EXERCISE DIRECTIONS
Write out every line of the material as it stands, apart from the pictures.

RAW DATA
◇ ◇ ◇ ◇ ◇

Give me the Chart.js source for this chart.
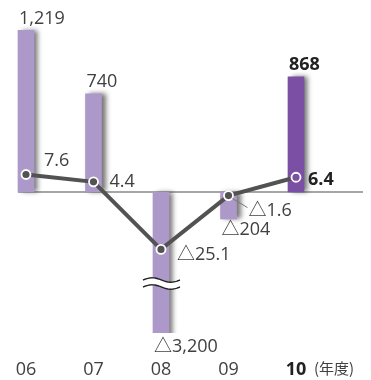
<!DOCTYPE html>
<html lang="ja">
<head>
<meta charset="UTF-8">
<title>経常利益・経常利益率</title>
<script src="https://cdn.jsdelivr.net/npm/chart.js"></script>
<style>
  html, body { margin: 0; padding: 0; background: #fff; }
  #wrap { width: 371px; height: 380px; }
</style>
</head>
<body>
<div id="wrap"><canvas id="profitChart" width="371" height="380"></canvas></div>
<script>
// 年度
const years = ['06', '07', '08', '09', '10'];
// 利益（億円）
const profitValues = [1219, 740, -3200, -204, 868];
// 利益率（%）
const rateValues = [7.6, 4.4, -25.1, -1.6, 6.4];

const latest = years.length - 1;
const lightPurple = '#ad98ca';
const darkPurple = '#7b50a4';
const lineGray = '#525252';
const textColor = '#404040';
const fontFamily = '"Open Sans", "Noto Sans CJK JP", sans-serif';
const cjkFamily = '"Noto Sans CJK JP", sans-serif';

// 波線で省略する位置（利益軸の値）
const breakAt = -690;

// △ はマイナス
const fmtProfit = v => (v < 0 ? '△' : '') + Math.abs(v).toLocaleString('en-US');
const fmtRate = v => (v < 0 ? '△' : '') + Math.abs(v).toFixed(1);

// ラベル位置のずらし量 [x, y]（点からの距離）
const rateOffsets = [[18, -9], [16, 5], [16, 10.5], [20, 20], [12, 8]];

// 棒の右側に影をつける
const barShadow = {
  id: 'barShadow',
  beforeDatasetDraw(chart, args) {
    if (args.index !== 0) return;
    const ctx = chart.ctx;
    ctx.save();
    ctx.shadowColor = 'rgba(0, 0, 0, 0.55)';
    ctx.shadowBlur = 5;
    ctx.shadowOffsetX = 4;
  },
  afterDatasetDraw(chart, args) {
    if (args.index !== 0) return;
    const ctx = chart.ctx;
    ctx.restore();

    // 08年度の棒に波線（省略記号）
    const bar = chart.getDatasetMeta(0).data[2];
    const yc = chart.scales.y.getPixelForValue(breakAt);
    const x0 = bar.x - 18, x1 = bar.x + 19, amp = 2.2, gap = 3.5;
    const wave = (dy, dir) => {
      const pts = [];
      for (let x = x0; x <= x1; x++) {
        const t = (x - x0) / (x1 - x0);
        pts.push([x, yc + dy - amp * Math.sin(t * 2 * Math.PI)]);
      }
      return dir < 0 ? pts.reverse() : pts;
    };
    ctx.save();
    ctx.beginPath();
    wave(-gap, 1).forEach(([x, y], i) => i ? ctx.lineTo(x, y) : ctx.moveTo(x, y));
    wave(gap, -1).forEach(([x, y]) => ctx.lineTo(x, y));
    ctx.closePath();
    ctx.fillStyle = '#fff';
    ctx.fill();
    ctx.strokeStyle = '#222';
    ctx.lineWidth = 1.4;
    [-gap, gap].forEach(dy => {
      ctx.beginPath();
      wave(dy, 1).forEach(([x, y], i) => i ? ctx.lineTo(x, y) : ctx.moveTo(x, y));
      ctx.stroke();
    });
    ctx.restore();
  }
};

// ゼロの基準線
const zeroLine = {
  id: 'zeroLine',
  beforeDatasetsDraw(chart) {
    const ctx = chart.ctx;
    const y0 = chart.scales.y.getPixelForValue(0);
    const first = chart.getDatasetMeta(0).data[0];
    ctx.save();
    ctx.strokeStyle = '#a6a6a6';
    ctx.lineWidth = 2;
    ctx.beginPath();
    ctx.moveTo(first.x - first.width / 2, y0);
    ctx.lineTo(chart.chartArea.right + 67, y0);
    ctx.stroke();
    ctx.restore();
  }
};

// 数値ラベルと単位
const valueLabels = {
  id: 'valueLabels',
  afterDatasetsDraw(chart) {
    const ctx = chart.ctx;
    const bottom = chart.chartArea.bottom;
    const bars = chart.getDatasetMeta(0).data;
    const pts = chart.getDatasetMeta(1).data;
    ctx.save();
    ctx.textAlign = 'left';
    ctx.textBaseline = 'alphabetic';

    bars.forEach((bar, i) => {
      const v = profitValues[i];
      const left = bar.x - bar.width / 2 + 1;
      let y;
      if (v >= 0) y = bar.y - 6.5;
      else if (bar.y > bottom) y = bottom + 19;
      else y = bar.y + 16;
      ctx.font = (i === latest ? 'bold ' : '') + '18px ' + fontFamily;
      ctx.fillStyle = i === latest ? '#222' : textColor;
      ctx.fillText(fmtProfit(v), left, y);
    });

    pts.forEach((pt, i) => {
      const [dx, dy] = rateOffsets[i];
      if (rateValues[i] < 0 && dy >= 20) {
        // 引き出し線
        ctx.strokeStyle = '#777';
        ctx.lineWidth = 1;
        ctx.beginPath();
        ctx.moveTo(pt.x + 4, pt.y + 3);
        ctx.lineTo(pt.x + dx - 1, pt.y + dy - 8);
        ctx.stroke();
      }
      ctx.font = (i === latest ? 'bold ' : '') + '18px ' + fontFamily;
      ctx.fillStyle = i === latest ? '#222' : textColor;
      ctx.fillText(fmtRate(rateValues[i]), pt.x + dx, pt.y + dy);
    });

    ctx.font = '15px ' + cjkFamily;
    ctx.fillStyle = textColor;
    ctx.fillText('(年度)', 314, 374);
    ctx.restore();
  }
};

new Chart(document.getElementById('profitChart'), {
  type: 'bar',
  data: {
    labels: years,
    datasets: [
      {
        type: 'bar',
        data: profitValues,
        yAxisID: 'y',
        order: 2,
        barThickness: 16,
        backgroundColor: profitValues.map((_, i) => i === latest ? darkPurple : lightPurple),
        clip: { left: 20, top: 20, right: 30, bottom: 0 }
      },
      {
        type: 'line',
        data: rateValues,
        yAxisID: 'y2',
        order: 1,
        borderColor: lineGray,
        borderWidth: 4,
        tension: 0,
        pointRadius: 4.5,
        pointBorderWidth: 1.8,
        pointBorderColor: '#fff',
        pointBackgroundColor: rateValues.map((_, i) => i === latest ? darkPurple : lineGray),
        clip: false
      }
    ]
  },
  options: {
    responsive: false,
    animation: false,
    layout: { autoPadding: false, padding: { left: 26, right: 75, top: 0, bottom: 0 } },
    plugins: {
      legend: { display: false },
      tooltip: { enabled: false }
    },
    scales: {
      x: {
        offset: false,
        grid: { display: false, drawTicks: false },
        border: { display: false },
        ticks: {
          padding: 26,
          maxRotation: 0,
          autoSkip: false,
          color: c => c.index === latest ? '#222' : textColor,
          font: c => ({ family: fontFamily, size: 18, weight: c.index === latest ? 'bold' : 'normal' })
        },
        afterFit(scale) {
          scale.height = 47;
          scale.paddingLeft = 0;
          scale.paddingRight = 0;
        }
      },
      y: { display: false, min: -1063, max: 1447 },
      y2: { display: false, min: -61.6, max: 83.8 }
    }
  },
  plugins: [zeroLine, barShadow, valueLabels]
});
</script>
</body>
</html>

◇ ◇ ◇ ◇ ◇

THE REPLY
Give me the Chart.js source for this chart.
<!DOCTYPE html>
<html lang="ja">
<head>
<meta charset="UTF-8">
<title>経常利益・経常利益率</title>
<script src="https://cdn.jsdelivr.net/npm/chart.js"></script>
<style>
  html, body { margin: 0; padding: 0; background: #fff; }
  #wrap { width: 371px; height: 380px; }
</style>
</head>
<body>
<div id="wrap"><canvas id="profitChart" width="371" height="380"></canvas></div>
<script>
// 年度
const years = ['06', '07', '08', '09', '10'];
// 利益（億円）
const profitValues = [1219, 740, -3200, -204, 868];
// 利益率（%）
const rateValues = [7.6, 4.4, -25.1, -1.6, 6.4];

const latest = years.length - 1;
const lightPurple = '#ad98ca';
const darkPurple = '#7b50a4';
const lineGray = '#525252';
const textColor = '#404040';
const fontFamily = '"Open Sans", "Noto Sans CJK JP", sans-serif';
const cjkFamily = '"Noto Sans CJK JP", sans-serif';

// 波線で省略する位置（利益軸の値）
const breakAt = -690;

// △ はマイナス
const fmtProfit = v => (v < 0 ? '△' : '') + Math.abs(v).toLocaleString('en-US');
const fmtRate = v => (v < 0 ? '△' : '') + Math.abs(v).toFixed(1);

// ラベル位置のずらし量 [x, y]（点からの距離）
const rateOffsets = [[18, -9], [16, 5], [16, 10.5], [20, 20], [12, 8]];

// 棒の右側に影をつける
const barShadow = {
  id: 'barShadow',
  beforeDatasetDraw(chart, args) {
    if (args.index !== 0) return;
    const ctx = chart.ctx;
    ctx.save();
    ctx.shadowColor = 'rgba(0, 0, 0, 0.55)';
    ctx.shadowBlur = 5;
    ctx.shadowOffsetX = 4;
  },
  afterDatasetDraw(chart, args) {
    if (args.index !== 0) return;
    const ctx = chart.ctx;
    ctx.restore();

    // 08年度の棒に波線（省略記号）
    const bar = chart.getDatasetMeta(0).data[2];
    const yc = chart.scales.y.getPixelForValue(breakAt);
    const x0 = bar.x - 18, x1 = bar.x + 19, amp = 2.2, gap = 3.5;
    const wave = (dy, dir) => {
      const pts = [];
      for (let x = x0; x <= x1; x++) {
        const t = (x - x0) / (x1 - x0);
        pts.push([x, yc + dy - amp * Math.sin(t * 2 * Math.PI)]);
      }
      return dir < 0 ? pts.reverse() : pts;
    };
    ctx.save();
    ctx.beginPath();
    wave(-gap, 1).forEach(([x, y], i) => i ? ctx.lineTo(x, y) : ctx.moveTo(x, y));
    wave(gap, -1).forEach(([x, y]) => ctx.lineTo(x, y));
    ctx.closePath();
    ctx.fillStyle = '#fff';
    ctx.fill();
    ctx.strokeStyle = '#222';
    ctx.lineWidth = 1.4;
    [-gap, gap].forEach(dy => {
      ctx.beginPath();
      wave(dy, 1).forEach(([x, y], i) => i ? ctx.lineTo(x, y) : ctx.moveTo(x, y));
      ctx.stroke();
    });
    ctx.restore();
  }
};

// ゼロの基準線
const zeroLine = {
  id: 'zeroLine',
  beforeDatasetsDraw(chart) {
    const ctx = chart.ctx;
    const y0 = chart.scales.y.getPixelForValue(0);
    const first = chart.getDatasetMeta(0).data[0];
    ctx.save();
    ctx.strokeStyle = '#a6a6a6';
    ctx.lineWidth = 2;
    ctx.beginPath();
    ctx.moveTo(first.x - first.width / 2, y0);
    ctx.lineTo(chart.chartArea.right + 67, y0);
    ctx.stroke();
    ctx.restore();
  }
};

// 数値ラベルと単位
const valueLabels = {
  id: 'valueLabels',
  afterDatasetsDraw(chart) {
    const ctx = chart.ctx;
    const bottom = chart.chartArea.bottom;
    const bars = chart.getDatasetMeta(0).data;
    const pts = chart.getDatasetMeta(1).data;
    ctx.save();
    ctx.textAlign = 'left';
    ctx.textBaseline = 'alphabetic';

    bars.forEach((bar, i) => {
      const v = profitValues[i];
      const left = bar.x - bar.width / 2 + 1;
      let y;
      if (v >= 0) y = bar.y - 6.5;
      else if (bar.y > bottom) y = bottom + 19;
      else y = bar.y + 16;
      ctx.font = (i === latest ? 'bold ' : '') + '18px ' + fontFamily;
      ctx.fillStyle = i === latest ? '#222' : textColor;
      ctx.fillText(fmtProfit(v), left, y);
    });

    pts.forEach((pt, i) => {
      const [dx, dy] = rateOffsets[i];
      if (rateValues[i] < 0 && dy >= 20) {
        // 引き出し線
        ctx.strokeStyle = '#777';
        ctx.lineWidth = 1;
        ctx.beginPath();
        ctx.moveTo(pt.x + 4, pt.y + 3);
        ctx.lineTo(pt.x + dx - 1, pt.y + dy - 8);
        ctx.stroke();
      }
      ctx.font = (i === latest ? 'bold ' : '') + '18px ' + fontFamily;
      ctx.fillStyle = i === latest ? '#222' : textColor;
      ctx.fillText(fmtRate(rateValues[i]), pt.x + dx, pt.y + dy);
    });

    ctx.font = '15px ' + cjkFamily;
    ctx.fillStyle = textColor;
    ctx.fillText('(年度)', 314, 374);
    ctx.restore();
  }
};

new Chart(document.getElementById('profitChart'), {
  type: 'bar',
  data: {
    labels: years,
    datasets: [
      {
        type: 'bar',
        data: profitValues,
        yAxisID: 'y',
        order: 2,
        barThickness: 16,
        backgroundColor: profitValues.map((_, i) => i === latest ? darkPurple : lightPurple),
        clip: { left: 20, top: 20, right: 30, bottom: 0 }
      },
      {
        type: 'line',
        data: rateValues,
        yAxisID: 'y2',
        order: 1,
        borderColor: lineGray,
        borderWidth: 4,
        tension: 0,
        pointRadius: 4.5,
        pointBorderWidth: 1.8,
        pointBorderColor: '#fff',
        pointBackgroundColor: rateValues.map((_, i) => i === latest ? darkPurple : lineGray),
        clip: false
      }
    ]
  },
  options: {
    responsive: false,
    animation: false,
    layout: { autoPadding: false, padding: { left: 26, right: 75, top: 0, bottom: 0 } },
    plugins: {
      legend: { display: false },
      tooltip: { enabled: false }
    },
    scales: {
      x: {
        offset: false,
        grid: { display: false, drawTicks: false },
        border: { display: false },
        ticks: {
          padding: 26,
          maxRotation: 0,
          autoSkip: false,
          color: c => c.index === latest ? '#222' : textColor,
          font: c => ({ family: fontFamily, size: 18, weight: c.index === latest ? 'bold' : 'normal' })
        },
        afterFit(scale) {
          scale.height = 47;
          scale.paddingLeft = 0;
          scale.paddingRight = 0;
        }
      },
      y: { display: false, min: -1063, max: 1447 },
      y2: { display: false, min: -61.6, max: 83.8 }
    }
  },
  plugins: [zeroLine, barShadow, valueLabels]
});
</script>
</body>
</html>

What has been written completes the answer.